Let us consider it $\omega = \dfrac{{ - 1 + i\sqrt 3 }}{2}$.
Now square the $\omega $,
\[ \Rightarrow {\omega ^2} = {\left( {\dfrac{{ - 1 + i\sqrt 3 }}{2}} \right)^2}\]
Square the term on the right side by the formula ${\left( {a + b} \right)^2} = {a^2} + 2ab + {b^2}$,
\[ \Rightarrow {\omega ^2} = \dfrac{{{{\left( { - 1} \right)}^2} + 2 \times - 1 \times i\sqrt 3 + {{\left( {i\sqrt 3 } \right)}^2}}}{4}\]
Simplify the terms,
\[ \Rightarrow {\omega ^2} = \dfrac{{1 - 2i\sqrt 3 + 3{i^2}}}{4}\]
Substitute the value ${i^2} = - 1$,
\[ \Rightarrow {\omega ^2} = \dfrac{{1 - 2i\sqrt 3 - 3}}{4}\]
Subtract the like terms in the numerator,
\[ \Rightarrow {\omega ^2} = \dfrac{{ - 2 - 2i\sqrt 3 }}{4}\]
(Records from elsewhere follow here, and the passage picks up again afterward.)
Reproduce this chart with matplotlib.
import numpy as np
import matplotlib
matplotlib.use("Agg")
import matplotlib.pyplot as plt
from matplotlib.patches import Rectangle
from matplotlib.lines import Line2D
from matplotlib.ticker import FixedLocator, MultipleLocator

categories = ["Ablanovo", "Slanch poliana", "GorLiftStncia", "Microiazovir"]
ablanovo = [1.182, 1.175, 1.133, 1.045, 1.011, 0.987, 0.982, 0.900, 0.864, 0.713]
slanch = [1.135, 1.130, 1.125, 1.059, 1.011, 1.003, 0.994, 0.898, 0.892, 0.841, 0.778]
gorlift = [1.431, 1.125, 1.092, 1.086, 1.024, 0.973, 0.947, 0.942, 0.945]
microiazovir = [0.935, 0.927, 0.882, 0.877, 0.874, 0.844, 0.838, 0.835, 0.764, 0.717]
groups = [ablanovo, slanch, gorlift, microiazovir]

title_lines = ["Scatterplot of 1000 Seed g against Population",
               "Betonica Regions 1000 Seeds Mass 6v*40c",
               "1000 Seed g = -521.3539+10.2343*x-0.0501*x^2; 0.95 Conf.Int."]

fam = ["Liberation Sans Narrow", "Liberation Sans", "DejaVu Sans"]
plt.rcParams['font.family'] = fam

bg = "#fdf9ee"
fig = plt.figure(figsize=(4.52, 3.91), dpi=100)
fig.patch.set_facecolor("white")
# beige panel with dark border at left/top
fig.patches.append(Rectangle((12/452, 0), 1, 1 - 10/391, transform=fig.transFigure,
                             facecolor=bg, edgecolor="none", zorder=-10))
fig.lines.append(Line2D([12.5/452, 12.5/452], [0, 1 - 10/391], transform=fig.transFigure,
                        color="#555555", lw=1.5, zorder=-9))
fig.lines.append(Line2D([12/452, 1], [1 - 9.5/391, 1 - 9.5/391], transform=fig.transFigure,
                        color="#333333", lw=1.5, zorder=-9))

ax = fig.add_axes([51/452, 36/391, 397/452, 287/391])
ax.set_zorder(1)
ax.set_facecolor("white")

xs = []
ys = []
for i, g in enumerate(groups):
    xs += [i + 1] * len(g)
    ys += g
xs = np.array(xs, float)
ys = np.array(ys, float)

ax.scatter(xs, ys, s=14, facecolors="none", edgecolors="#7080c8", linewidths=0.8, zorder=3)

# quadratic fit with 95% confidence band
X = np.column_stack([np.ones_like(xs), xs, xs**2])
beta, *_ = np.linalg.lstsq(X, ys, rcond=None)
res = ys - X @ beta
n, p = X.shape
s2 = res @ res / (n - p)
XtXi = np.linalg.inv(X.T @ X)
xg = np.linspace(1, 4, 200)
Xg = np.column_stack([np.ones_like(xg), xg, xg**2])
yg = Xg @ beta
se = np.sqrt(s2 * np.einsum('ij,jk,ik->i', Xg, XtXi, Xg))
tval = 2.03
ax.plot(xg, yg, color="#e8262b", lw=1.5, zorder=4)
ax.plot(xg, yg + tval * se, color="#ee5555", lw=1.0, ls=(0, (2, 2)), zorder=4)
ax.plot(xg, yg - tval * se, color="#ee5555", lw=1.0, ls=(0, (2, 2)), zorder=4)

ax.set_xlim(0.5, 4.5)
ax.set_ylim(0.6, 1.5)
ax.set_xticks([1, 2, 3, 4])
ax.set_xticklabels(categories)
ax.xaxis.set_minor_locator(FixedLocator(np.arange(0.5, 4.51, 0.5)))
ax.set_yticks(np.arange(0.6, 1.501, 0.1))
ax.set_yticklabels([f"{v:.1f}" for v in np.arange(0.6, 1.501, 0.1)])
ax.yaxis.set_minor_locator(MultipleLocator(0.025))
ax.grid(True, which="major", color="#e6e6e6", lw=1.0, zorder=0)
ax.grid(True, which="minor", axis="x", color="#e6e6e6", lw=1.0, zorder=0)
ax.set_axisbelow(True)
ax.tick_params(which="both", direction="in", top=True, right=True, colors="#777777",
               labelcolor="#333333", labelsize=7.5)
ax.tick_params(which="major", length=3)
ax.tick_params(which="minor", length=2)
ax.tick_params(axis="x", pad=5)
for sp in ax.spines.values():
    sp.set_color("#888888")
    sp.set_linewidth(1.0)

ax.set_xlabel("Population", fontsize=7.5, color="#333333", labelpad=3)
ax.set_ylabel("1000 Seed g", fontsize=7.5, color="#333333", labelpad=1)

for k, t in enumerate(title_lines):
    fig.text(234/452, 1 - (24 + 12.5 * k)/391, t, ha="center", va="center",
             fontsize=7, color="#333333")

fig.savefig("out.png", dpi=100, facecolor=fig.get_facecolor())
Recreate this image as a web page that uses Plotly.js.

Take 2 commons from the numerator and cancel out the common terms,
\[ \Rightarrow {\omega ^2} = \dfrac{{ - 1 - i\sqrt 3 }}{2}\]
So, the other two roots are $\omega ,{\omega ^2}$.
Thus, the factored form is $\left( {x - 1} \right)\left( {x - \omega } \right)\left( {x - {\omega ^2}} \right)$.

Hence, option (B) is correct.

Note: The number of zeroes of a polynomial is equal to the degree of the polynomial, and there is a well-defined mathematical relationship between the zeroes and the coefficients. Here, the number k is said to be a zero of the polynomial $p\left( x \right)$, if $p\left( k \right) = 0$.
There are various methods to find the zeros of the polynomial; we can do this with classical mathematics. We can also use calculus i.e. differentiation. All the methods will lead to the same answer.